The five-day Gitex Technology Week 2017 opened Sunday as global providers of information technology, mobile technology and artificial intelligence battle against tepid economic growth in the oil-rich Gulf states.
The 37th edition of Gitex, which will run through Thursday, attracted 4,100 exhibitors from over 70 countries.
The event comes amid struggles in the six countries of the Gulf Cooperation Council (GCC), which are the Gitex host countries, namely United Arab Emirates (UAE), Saudi Arabia, Kuwait, Bahrain, Qatar and Oman, as oil prices slump and geopolitical uncertainty remains.
The GCC mobile phone market remained relatively flat in the second quarter of 2017. The US technology research and consulting firm of International Data Corporation (IDC) released a month ago its quarterly mobile phone tracker, which showed overall GCC shipments for the quarter totaled 6.4 million units, representing a minor decline.
However, it contrasts starkly with the steep 20.2 percent year-on-year decline seen in the first quarter of 2017, suggesting the market might recover in 2018, said IDC.

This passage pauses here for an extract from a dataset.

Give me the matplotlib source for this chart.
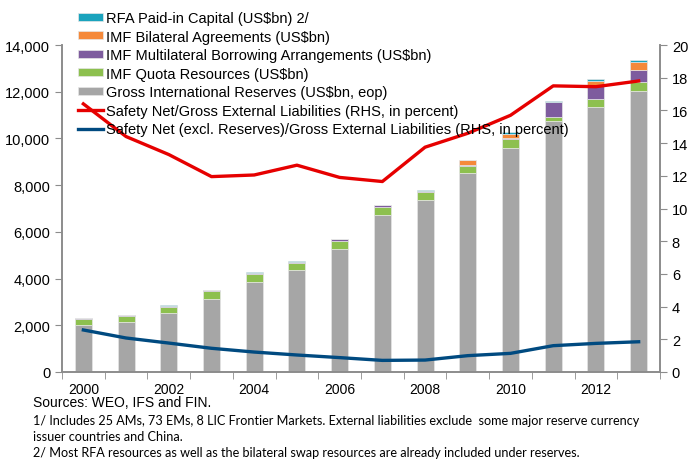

Analysts of the International Monetary Fund (IMF) predicted less than one percent economic growth for the GCC in 2017.
Earlier in the year, US research firm Gartner said IT spending in the Middle East and North Africa will reach 155.8 billion US dollars in 2017, a 2.4 percent jump compared to 2016. However, the increase is lower than the 3.7 percent climb between 2015 and 2016, Gartner said.
The lukewarm development in ICT, or Information and Communication Technology, is in line with a global trend. The worldwide server-market revenue declines 4.6 percent in the first quarter "as the market prepares for a major refresh," according to IDC.
There were contrasting fortunes in the GCC's two biggest markets, with the UAE growing 1.6 percent in the second quarter and Saudi Arabia suffering the region's largest decline of 4.2 percent.
Analysts also suggested that the introduction of a five percent value added tax (VAT), a first in the GCC, has triggered individuals and firms to lower spending in IT.
There are also positive signs seen at Gitex itself. Finland, Georgia and Guatemala mark their debut at this year's fair, and even a group of companies from war-torn Syria celebrate their first time appearance with a small pavilion at the Gitex in Dubai's world trade center.
Also, the consulting firm Accenture said artificial intelligence in the UAE will grow "exponentially," the Abu Dhabi daily The National reported.